March 25, 1994|CHRIS WOODYARD

The Walt Disney Co., reeling from continued losses at Euro Disney, is tightening eligibility requirements for retirees' health care benefits among its 70,000 employees worldwide.

Under the new Disney policy, a worker must stay with the company until at least age 55 to be eligible for continued coverage after retirement.

The changes are the latest cost-cutting moves at Burbank-based Disney, which is reeling from losses at its Euro Disney resort in France. Disney's half-ownership of the troubled attraction cut $514 million from its bottom line last fiscal year. Euro Disney is undergoing financial restructuring, and the effects are reverberating throughout the company.

In light of the Euro Disney losses, Disney is widely believed to be reconsidering whether to proceed with the $3-billion Disneyland Resort project, which would add a Westcot theme park and several hotels to Disneyland in Anaheim.

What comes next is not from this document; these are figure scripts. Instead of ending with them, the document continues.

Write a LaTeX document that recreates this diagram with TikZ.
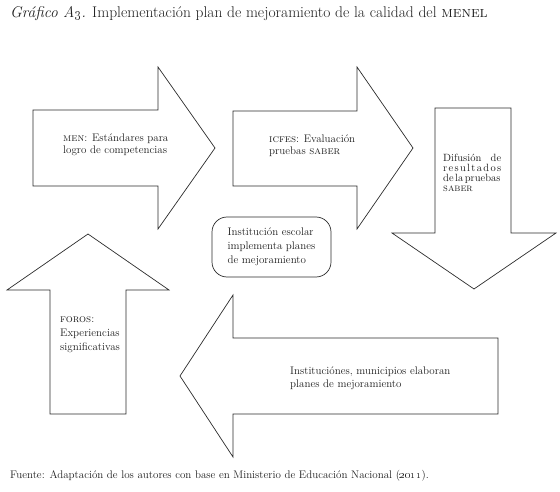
\documentclass[tikz,border=0pt]{standalone}
\usetikzlibrary{positioning}
\definecolor{figLine}{HTML}{2B2B2B}
\definecolor{figInk}{HTML}{1E1E1E}
\tikzset{
  flecha/.style={draw=figLine,line width=0.7pt,line join=miter},
  rotulo/.style={text=figInk,font=\fontsize{11}{12}\selectfont,align=left,inner sep=0pt,anchor=north west},
  leyenda/.style={text=figInk,inner sep=0pt,anchor=base west},
}
\begin{document}
\begin{tikzpicture}[x=1pt,y=-1pt]
    \useasboundingbox (0,0) rectangle (560,492);
    % title and source
    \node[leyenda,font=\fontsize{15.5}{17}\selectfont] (titulo) at (10,18)
        {\textit{Gráfico A\oldstylenums{3}.} Implementación plan de mejoramiento de la calidad del \textsc{menel}};
    \node[leyenda,font=\fontsize{11}{13}\selectfont] (fuente) at (10,478)
        {Fuente: Adaptación de los autores con base en Ministerio de Educación Nacional (\oldstylenums{2011}).};
    % big arrows
    \draw[flecha] (33,110) -- (158,110) -- (158,67) -- (215,148) -- (158,229) -- (158,186) -- (33,186) -- cycle;
    \draw[flecha] (233,111) -- (357,111) -- (357,67) -- (413,148) -- (357,229) -- (357,186) -- (233,186) -- cycle;
    \draw[flecha] (435,108) -- (511,108) -- (511,233) -- (556,233) -- (474,289) -- (392,233) -- (435,233) -- cycle;
    \draw[flecha] (50,414) -- (50,290) -- (7,290) -- (88,234) -- (169,290) -- (126,290) -- (126,414) -- cycle;
    \draw[flecha] (498,338) -- (498,414) -- (233,414) -- (233,457) -- (180,376) -- (233,295) -- (233,338) -- cycle;
    % texts inside the arrows
    \node[rotulo] (men) at (63,133.5) {\textsc{men}: Estándares para\\logro de competencias};
    \node[rotulo] (icfes) at (269,134.5) {\textsc{icfes}: Evaluación\\pruebas \textsc{saber}};
    \node[rotulo,font=\fontsize{10.5}{10}\selectfont] (difusion) at (443,153.5)
        {\hbox to 58pt{Difusión\hfill de}\\
         \hbox to 58pt{r\hfill e\hfill s\hfill u\hfill l\hfill t\hfill a\hfill d\hfill o\hfill s}\\
         \hbox to 58pt{de\hskip1.5pt la\hskip1.5pt pruebas\hss}\\
         \textsc{saber}};
    \node[rotulo,font=\fontsize{11}{14}\selectfont] (foros) at (60,316.5) {\textsc{foros}:\\Experiencias\\significativas};
    \node[rotulo,font=\fontsize{11}{13}\selectfont] (elaboran) at (290,366.5) {Instituciónes, municipios elaboran\\planes de mejoramiento};
    % centre box
    \node[draw=figLine,line width=0.7pt,rounded corners=15pt,minimum width=119pt,minimum height=60pt,
          text=figInk,font=\fontsize{11}{14}\selectfont,align=left] (escolar) at (271.5,247)
        {Institución escolar\\implementa planes\\de mejoramiento};
\end{tikzpicture}
\end{document}
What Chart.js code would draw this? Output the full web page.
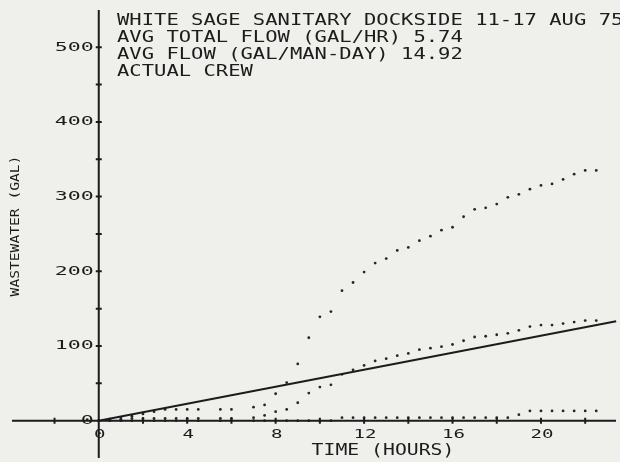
<!DOCTYPE html>
<html>
<head>
<meta charset="utf-8">
<script src="https://cdn.jsdelivr.net/npm/chart.js@4.4.1/dist/chart.umd.min.js"></script>
<style>
  html, body { margin: 0; padding: 0; background: #efefec; }
</style>
</head>
<body>
<canvas id="chart" width="620" height="462"></canvas>
<script>
// sample times, every half hour
const hours = [
  0, 0.5, 1, 1.5, 2, 2.5, 3, 3.5, 4, 4.5, 5, 5.5, 6, 6.5, 7, 7.5,
  8, 8.5, 9, 9.5, 10, 10.5, 11, 11.5, 12, 12.5, 13, 13.5, 14, 14.5, 15, 15.5,
  16, 16.5, 17, 17.5, 18, 18.5, 19, 19.5, 20, 20.5, 21, 21.5, 22, 22.5
]

// cumulative wastewater (gal)
const upperGal = [
  0, 2, 4, 6, 9, 12, 15, 15, 15, 15, null, 15, 15, null, 18, 21,
  36, 51, 76, 111, 139, 146, 174, 185, 199, 211, 217, 228, 232, 241, 247, 255,
  259, 273, 283, 285, 290, 299, 303, 310, 315, 317, 323, 330, 335, 335
]
const middleGal = [
  0, 1, 2, 3, 3, 3, 3, 3, 3, 3, null, 3, 3, null, 4, 7,
  12, 15, 24, 37, 45, 48, 62, 68, 74, 80, 83, 87, 90, 95, 97, 99,
  102, 107, 112, 113, 115, 117, 121, 126, 128, 128, 130, 132, 134, 134
]
const lowerGal = [
  0, 0, 0, 0, 0, 0, 0, 0, 0, 0, null, 0, 0, null, 0, 0,
  0, 0, 0, 0, 0, 0, 4, 4, 4, 4, 4, 4, 4, 4, 4, 4,
  4, 4, 4, 4, 4, 4, 8, 13, 13, 13, 13, 13, 13, 13
]

// average flow line (5.74 gal/hr)
const avgHours = [0, 23.4]
const avgGal = [0, 133]

const xTickValues = [-2, 0, 2, 4, 6, 8, 10, 12, 14, 16, 18, 20, 22]
const xLabelValues = [0, 4, 8, 12, 16, 20]
const xLabels = ['0', '4', '8', '12', '16', '20']
const yTickValues = [50, 100, 150, 200, 250, 300, 350, 400, 450, 500]
const yLabelValues = [0, 100, 200, 300, 400, 500]
const yLabels = ['0', '100', '200', '300', '400', '500']

const header = [
  'WHITE SAGE SANITARY DOCKSIDE 11-17 AUG 75',
  'AVG TOTAL FLOW (GAL/HR) 5.74',
  'AVG FLOW (GAL/MAN-DAY) 14.92',
  'ACTUAL CREW'
]

const ink = '#1c1c1c'
const paper = '#efefec'

const toPoints = (xs, ys) => xs.map((x, i) => ({ x, y: ys[i] })).filter(p => p.y !== null)

// draws plotter-like wide monospace text
function plotText(ctx, text, x, y, size, advance, align, rotate) {
  ctx.save()
  ctx.font = size + 'px "DejaVu Sans Mono"'
  const sx = advance / ctx.measureText('M').width
  ctx.translate(x, y)
  if (rotate) ctx.rotate(-Math.PI / 2)
  ctx.scale(sx, 1)
  ctx.fillStyle = ink
  ctx.textAlign = align
  ctx.textBaseline = 'middle'
  ctx.fillText(text, 0, 0)
  ctx.restore()
}

const plotterAxes = {
  id: 'plotterAxes',
  beforeDraw(chart) {
    const { ctx, width, height } = chart
    ctx.save()
    ctx.fillStyle = paper
    ctx.fillRect(0, 0, width, height)
    ctx.restore()
  },
  afterDatasetsDraw(chart) {
    const { ctx, chartArea, scales: { x, y } } = chart
    const x0 = x.getPixelForValue(0)
    const y0 = y.getPixelForValue(0)

    ctx.save()
    ctx.strokeStyle = ink
    ctx.lineWidth = 2
    ctx.beginPath()
    ctx.moveTo(chartArea.left + 8, y0)
    ctx.lineTo(chartArea.right, y0)
    ctx.moveTo(x0, chartArea.top + 6)
    ctx.lineTo(x0, chartArea.bottom)
    xTickValues.forEach(v => {
      const px = x.getPixelForValue(v)
      ctx.moveTo(px, y0 - 3)
      ctx.lineTo(px, y0 + 3)
    })
    yTickValues.forEach(v => {
      const py = y.getPixelForValue(v)
      ctx.moveTo(x0 - 3, py)
      ctx.lineTo(x0 + 3, py)
    })
    ctx.stroke()
    ctx.restore()

    xLabelValues.forEach((v, i) => {
      plotText(ctx, xLabels[i], x.getPixelForValue(v) + 1, y0 + 14, 13, 11.5, 'center')
    })
    yLabelValues.forEach((v, i) => {
      plotText(ctx, yLabels[i], x0 - 5, y.getPixelForValue(v), 13, 13, 'right')
    })

    header.forEach((line, i) => {
      plotText(ctx, line, 117, 21 + i * 17, 16, 12.35, 'left')
    })
    plotText(ctx, 'TIME (HOURS)', 383, 451, 15, 11.9, 'center')
    plotText(ctx, 'WASTEWATER (GAL)', 16, 226, 12, 8.8, 'center', true)
  }
}

const dotStyle = {
  showLine: false,
  pointRadius: 1.4,
  pointBackgroundColor: '#262626',
  pointBorderWidth: 0
}

new Chart(document.getElementById('chart'), {
  type: 'scatter',
  data: {
    datasets: [
      { label: 'Average flow', data: toPoints(avgHours, avgGal), showLine: true,
        borderColor: ink, borderWidth: 2, pointRadius: 0 },
      { label: 'Upper', data: toPoints(hours, upperGal), ...dotStyle },
      { label: 'Middle', data: toPoints(hours, middleGal), ...dotStyle },
      { label: 'Lower', data: toPoints(hours, lowerGal), ...dotStyle }
    ]
  },
  options: {
    responsive: false,
    animation: false,
    clip: false,
    layout: { padding: 0 },
    plugins: {
      legend: { display: false },
      tooltip: { enabled: false }
    },
    scales: {
      x: { type: 'linear', display: false, min: -4.2857, max: 23.393 },
      y: { type: 'linear', display: false, min: -50, max: 557.9 }
    }
  },
  plugins: [plotterAxes]
})
</script>
</body>
</html>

In the theme park division--the company's largest and most profitable sector--Disney recently took the uncommon move of dismissing 60 middle managers at Disneyland in Anaheim and 300 at the Walt Disney Resort in Orlando, Fla. Disneyland workers said in a recent company poll that they believe penny-pinching has reduced the quality of the park for visitors.

The rule strikes particularly hard at the 45,000 workers in Disney's theme park division, because so many started in high school or college, climbed through the ranks to middle management and are still more than a decade from age 55.

"They have been pushing people out the door for awhile," said one janitor with more than 20 years experience.